Only the lines from the line containing "Reproduce this diagram with TikZ." through the line containing "(0,0) rectangle (600,666);" should be reproduced, please, with no pictures.
BEGIN Information given
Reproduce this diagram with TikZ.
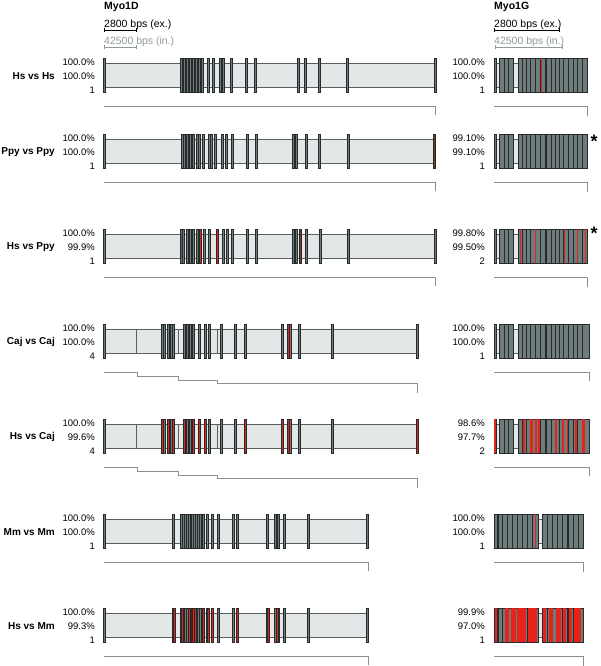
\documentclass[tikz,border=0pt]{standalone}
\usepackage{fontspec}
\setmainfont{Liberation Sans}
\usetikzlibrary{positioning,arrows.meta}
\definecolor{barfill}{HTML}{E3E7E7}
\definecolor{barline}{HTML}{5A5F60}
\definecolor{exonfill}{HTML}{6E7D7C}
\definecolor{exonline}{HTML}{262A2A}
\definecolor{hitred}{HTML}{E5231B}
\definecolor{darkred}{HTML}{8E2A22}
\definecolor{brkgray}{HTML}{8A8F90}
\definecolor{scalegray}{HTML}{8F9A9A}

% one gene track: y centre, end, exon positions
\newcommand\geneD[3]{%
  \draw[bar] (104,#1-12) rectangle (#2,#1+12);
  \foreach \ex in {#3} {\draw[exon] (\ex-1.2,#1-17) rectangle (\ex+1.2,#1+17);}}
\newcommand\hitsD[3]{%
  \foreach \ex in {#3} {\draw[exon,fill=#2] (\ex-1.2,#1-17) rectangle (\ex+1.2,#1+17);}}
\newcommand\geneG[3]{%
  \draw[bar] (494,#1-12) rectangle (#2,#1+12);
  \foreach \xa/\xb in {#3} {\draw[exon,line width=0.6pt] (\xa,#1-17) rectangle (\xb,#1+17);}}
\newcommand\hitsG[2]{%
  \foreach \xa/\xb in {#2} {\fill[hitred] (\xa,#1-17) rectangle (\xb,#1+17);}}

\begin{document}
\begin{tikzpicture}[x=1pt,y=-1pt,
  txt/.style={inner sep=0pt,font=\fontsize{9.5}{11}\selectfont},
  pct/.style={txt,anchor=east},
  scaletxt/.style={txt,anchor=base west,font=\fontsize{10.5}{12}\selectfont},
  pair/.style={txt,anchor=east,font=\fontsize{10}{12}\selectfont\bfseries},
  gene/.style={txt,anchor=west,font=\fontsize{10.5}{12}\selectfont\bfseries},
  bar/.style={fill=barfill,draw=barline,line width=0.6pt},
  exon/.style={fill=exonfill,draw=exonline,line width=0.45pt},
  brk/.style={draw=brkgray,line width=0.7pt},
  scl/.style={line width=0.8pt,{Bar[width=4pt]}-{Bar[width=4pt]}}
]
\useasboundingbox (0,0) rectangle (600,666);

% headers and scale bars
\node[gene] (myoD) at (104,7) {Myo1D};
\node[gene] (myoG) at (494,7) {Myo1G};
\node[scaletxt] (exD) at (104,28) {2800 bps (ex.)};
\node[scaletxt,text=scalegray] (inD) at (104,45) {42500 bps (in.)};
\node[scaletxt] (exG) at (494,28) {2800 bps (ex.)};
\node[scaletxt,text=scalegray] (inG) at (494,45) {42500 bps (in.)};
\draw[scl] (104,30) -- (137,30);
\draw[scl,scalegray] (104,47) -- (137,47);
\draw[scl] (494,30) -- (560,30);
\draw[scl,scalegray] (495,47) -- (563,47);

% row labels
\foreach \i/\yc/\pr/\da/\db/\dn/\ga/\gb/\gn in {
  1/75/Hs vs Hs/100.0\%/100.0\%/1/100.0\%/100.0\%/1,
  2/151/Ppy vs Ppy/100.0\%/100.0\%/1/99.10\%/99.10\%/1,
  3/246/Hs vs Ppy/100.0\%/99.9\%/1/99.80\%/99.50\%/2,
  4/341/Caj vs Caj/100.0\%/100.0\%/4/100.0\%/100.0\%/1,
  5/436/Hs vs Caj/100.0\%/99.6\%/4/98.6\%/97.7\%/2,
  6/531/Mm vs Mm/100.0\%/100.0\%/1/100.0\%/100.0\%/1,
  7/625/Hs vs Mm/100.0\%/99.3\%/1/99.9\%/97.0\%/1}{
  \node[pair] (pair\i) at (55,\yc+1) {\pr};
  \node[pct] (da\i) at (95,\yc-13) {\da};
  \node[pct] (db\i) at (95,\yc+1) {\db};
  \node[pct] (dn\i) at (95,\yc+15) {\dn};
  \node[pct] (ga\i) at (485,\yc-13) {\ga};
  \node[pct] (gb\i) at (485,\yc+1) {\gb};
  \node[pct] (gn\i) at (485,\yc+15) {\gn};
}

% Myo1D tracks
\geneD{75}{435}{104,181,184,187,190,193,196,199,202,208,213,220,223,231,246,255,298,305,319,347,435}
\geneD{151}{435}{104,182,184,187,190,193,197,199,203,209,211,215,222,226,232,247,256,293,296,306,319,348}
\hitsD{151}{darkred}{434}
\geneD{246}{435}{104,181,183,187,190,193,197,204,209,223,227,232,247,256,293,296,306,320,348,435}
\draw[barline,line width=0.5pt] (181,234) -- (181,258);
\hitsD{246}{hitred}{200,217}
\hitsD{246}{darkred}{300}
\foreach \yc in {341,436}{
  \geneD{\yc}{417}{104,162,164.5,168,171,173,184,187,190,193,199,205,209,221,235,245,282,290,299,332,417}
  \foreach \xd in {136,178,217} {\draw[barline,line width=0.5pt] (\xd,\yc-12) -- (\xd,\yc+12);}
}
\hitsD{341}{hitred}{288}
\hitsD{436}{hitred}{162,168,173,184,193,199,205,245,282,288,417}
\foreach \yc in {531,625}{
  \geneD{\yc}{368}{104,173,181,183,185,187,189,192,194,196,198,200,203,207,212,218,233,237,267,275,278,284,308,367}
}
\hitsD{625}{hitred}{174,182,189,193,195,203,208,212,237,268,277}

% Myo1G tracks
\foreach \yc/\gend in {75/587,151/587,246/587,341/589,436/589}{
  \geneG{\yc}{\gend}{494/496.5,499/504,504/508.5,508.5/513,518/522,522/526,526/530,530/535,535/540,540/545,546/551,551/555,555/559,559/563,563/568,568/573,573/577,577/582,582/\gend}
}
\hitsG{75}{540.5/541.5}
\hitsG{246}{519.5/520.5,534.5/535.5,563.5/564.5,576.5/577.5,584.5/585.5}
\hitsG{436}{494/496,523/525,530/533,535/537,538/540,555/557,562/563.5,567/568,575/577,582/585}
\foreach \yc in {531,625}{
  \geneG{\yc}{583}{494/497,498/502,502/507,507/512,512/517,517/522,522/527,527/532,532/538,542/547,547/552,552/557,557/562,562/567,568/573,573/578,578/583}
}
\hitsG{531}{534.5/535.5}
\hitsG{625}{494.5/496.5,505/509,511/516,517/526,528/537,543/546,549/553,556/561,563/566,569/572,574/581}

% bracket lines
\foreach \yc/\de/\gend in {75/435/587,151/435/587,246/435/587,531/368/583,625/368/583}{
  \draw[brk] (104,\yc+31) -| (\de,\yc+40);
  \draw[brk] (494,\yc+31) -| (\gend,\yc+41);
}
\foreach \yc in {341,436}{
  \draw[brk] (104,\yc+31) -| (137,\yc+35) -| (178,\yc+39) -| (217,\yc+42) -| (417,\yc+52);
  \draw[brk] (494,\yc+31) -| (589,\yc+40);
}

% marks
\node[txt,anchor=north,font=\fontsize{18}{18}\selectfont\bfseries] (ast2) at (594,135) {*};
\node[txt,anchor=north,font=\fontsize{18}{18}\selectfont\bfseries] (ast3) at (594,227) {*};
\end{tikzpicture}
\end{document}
END Information given
BEGIN Information given
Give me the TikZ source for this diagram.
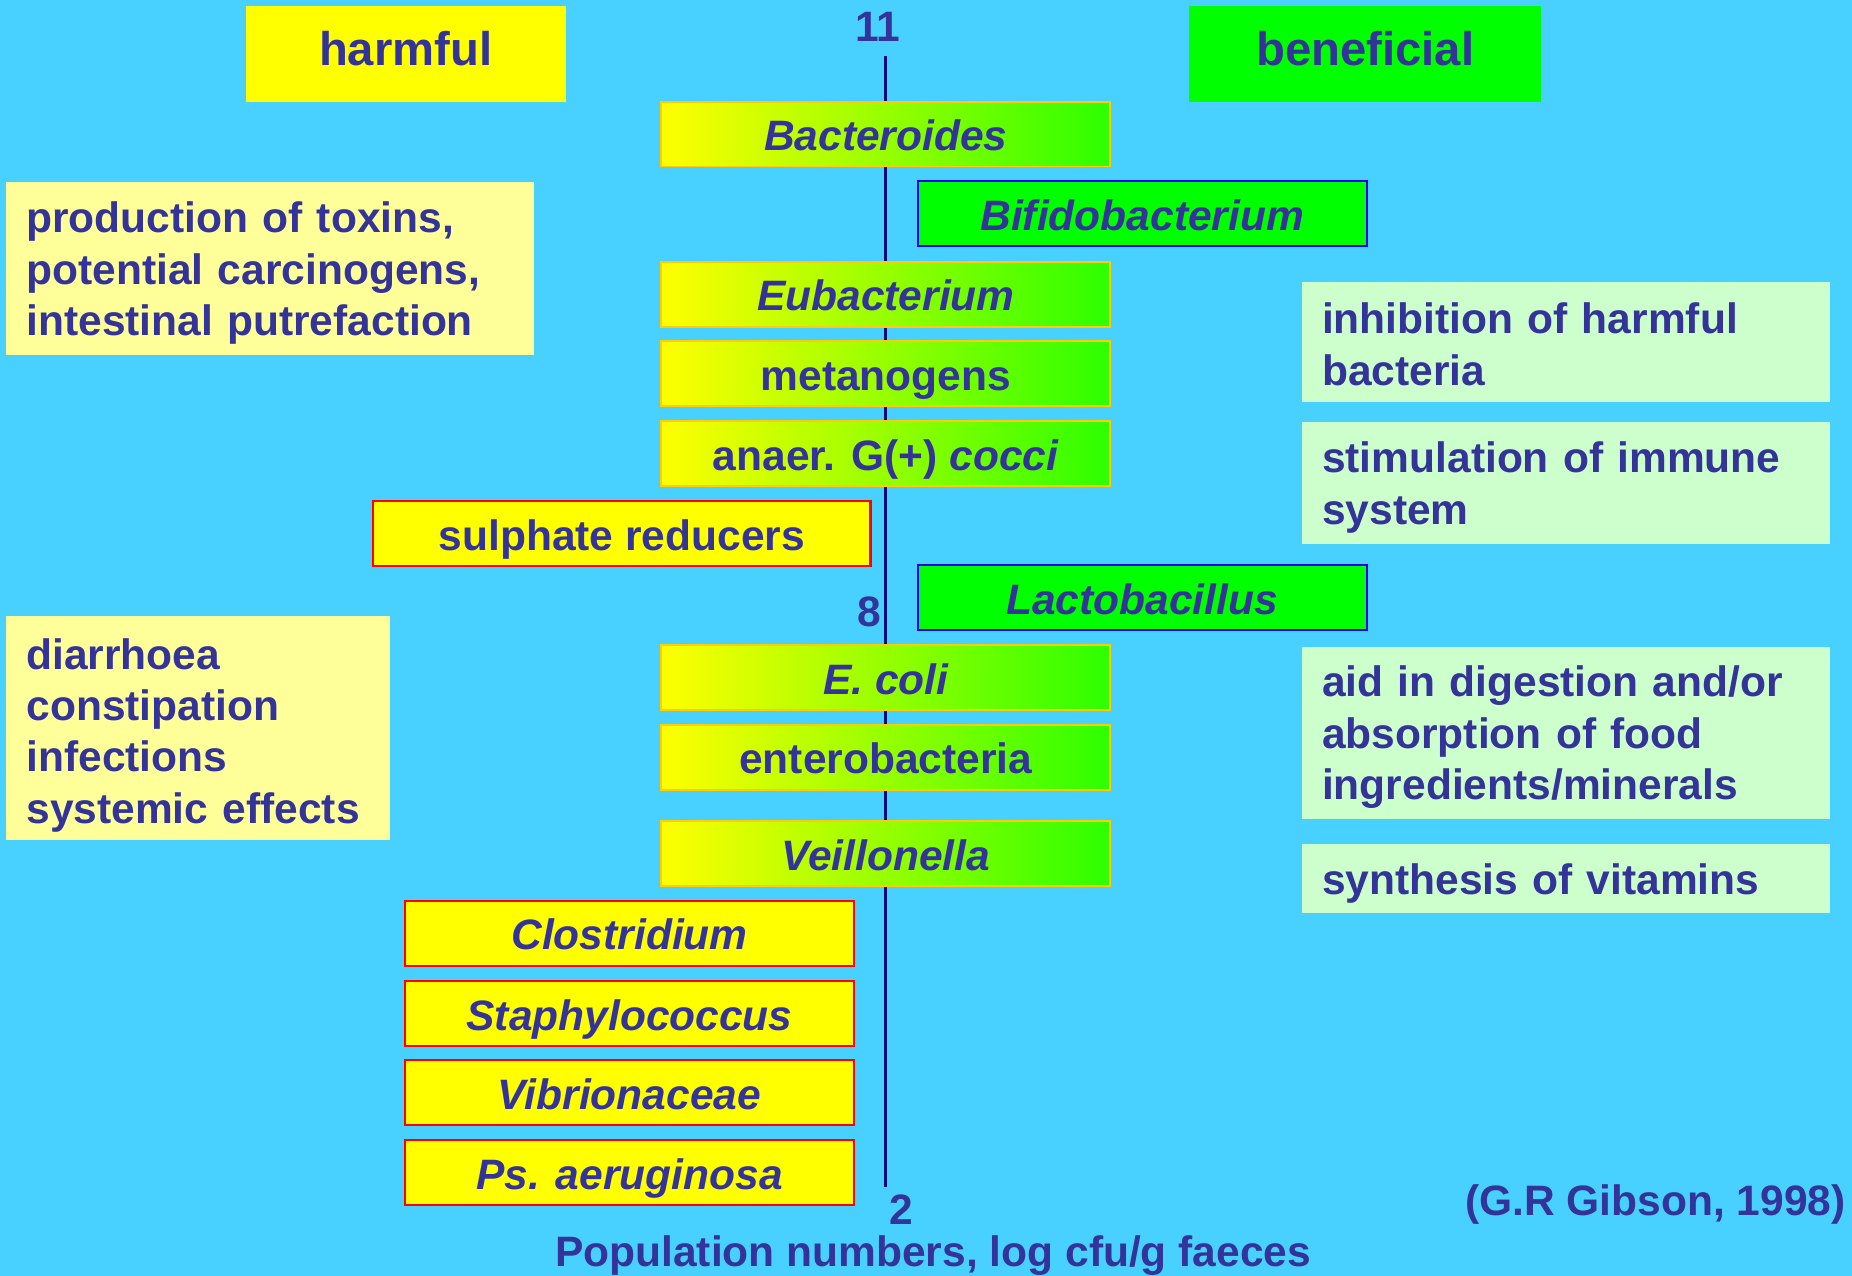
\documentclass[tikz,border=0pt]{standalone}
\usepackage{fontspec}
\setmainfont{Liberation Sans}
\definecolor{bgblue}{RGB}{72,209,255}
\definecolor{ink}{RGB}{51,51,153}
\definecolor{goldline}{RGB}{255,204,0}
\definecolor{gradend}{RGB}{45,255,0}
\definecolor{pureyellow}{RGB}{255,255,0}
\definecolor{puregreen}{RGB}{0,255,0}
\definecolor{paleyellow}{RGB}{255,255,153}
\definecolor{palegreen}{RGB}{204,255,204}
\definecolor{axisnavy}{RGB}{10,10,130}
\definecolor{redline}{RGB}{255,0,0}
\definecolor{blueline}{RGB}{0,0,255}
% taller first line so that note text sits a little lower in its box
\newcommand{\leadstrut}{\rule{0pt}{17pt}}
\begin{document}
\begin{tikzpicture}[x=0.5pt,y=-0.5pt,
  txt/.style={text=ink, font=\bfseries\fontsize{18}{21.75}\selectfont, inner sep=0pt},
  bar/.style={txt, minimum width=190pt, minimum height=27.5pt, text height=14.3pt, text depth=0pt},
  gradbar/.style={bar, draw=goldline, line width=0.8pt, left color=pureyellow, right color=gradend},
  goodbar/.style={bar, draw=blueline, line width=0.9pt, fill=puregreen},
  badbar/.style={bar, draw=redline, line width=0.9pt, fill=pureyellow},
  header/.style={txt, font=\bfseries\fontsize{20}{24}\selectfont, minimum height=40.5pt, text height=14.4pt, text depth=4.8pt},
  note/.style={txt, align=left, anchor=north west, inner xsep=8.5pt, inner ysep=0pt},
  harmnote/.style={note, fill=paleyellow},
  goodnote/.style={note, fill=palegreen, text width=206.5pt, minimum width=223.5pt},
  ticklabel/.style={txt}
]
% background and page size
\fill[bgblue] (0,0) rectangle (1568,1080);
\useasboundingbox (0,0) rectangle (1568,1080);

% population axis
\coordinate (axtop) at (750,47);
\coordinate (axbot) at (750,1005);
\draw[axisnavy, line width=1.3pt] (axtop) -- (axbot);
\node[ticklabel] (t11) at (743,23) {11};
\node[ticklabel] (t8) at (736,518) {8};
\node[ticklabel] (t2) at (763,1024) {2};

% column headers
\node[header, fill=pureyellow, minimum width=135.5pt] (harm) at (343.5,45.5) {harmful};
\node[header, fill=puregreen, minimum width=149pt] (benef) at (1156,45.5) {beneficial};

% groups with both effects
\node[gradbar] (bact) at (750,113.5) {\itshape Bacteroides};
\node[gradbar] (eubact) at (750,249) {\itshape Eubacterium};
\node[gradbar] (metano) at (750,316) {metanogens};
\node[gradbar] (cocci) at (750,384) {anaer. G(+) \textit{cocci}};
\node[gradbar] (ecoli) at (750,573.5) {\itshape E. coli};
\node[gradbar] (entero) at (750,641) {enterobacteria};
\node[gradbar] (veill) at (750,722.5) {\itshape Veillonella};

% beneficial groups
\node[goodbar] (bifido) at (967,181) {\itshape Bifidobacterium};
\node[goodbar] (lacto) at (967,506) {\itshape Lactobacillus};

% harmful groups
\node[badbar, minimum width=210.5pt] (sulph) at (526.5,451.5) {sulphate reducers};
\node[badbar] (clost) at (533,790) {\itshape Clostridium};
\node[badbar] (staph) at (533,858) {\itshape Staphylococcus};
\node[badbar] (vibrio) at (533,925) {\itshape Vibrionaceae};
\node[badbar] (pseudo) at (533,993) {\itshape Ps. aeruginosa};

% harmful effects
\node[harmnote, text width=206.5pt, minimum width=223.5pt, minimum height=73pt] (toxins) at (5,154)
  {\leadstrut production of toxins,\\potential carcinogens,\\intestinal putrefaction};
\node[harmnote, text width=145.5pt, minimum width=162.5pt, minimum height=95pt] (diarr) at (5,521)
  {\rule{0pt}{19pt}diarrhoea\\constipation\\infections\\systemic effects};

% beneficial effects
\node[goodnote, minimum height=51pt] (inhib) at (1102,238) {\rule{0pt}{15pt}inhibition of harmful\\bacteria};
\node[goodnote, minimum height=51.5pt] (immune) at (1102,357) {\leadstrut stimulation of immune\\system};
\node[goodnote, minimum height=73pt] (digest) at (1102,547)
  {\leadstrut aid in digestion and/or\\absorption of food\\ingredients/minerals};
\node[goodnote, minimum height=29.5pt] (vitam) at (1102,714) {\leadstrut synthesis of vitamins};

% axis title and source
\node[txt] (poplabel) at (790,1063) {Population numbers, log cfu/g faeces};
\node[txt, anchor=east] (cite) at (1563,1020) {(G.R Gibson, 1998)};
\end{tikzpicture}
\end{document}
END Information given
- Solved exercise
Reproduce this diagram with TikZ.
\documentclass[tikz,border=0pt]{standalone}
\usepackage{fontspec}
\setmainfont{Liberation Sans}
\usetikzlibrary{positioning,arrows.meta}
\definecolor{barfill}{HTML}{E3E7E7}
\definecolor{barline}{HTML}{5A5F60}
\definecolor{exonfill}{HTML}{6E7D7C}
\definecolor{exonline}{HTML}{262A2A}
\definecolor{hitred}{HTML}{E5231B}
\definecolor{darkred}{HTML}{8E2A22}
\definecolor{brkgray}{HTML}{8A8F90}
\definecolor{scalegray}{HTML}{8F9A9A}

% one gene track: y centre, end, exon positions
\newcommand\geneD[3]{%
  \draw[bar] (104,#1-12) rectangle (#2,#1+12);
  \foreach \ex in {#3} {\draw[exon] (\ex-1.2,#1-17) rectangle (\ex+1.2,#1+17);}}
\newcommand\hitsD[3]{%
  \foreach \ex in {#3} {\draw[exon,fill=#2] (\ex-1.2,#1-17) rectangle (\ex+1.2,#1+17);}}
\newcommand\geneG[3]{%
  \draw[bar] (494,#1-12) rectangle (#2,#1+12);
  \foreach \xa/\xb in {#3} {\draw[exon,line width=0.6pt] (\xa,#1-17) rectangle (\xb,#1+17);}}
\newcommand\hitsG[2]{%
  \foreach \xa/\xb in {#2} {\fill[hitred] (\xa,#1-17) rectangle (\xb,#1+17);}}

\begin{document}
\begin{tikzpicture}[x=1pt,y=-1pt,
  txt/.style={inner sep=0pt,font=\fontsize{9.5}{11}\selectfont},
  pct/.style={txt,anchor=east},
  scaletxt/.style={txt,anchor=base west,font=\fontsize{10.5}{12}\selectfont},
  pair/.style={txt,anchor=east,font=\fontsize{10}{12}\selectfont\bfseries},
  gene/.style={txt,anchor=west,font=\fontsize{10.5}{12}\selectfont\bfseries},
  bar/.style={fill=barfill,draw=barline,line width=0.6pt},
  exon/.style={fill=exonfill,draw=exonline,line width=0.45pt},
  brk/.style={draw=brkgray,line width=0.7pt},
  scl/.style={line width=0.8pt,{Bar[width=4pt]}-{Bar[width=4pt]}}
]
\useasboundingbox (0,0) rectangle (600,666);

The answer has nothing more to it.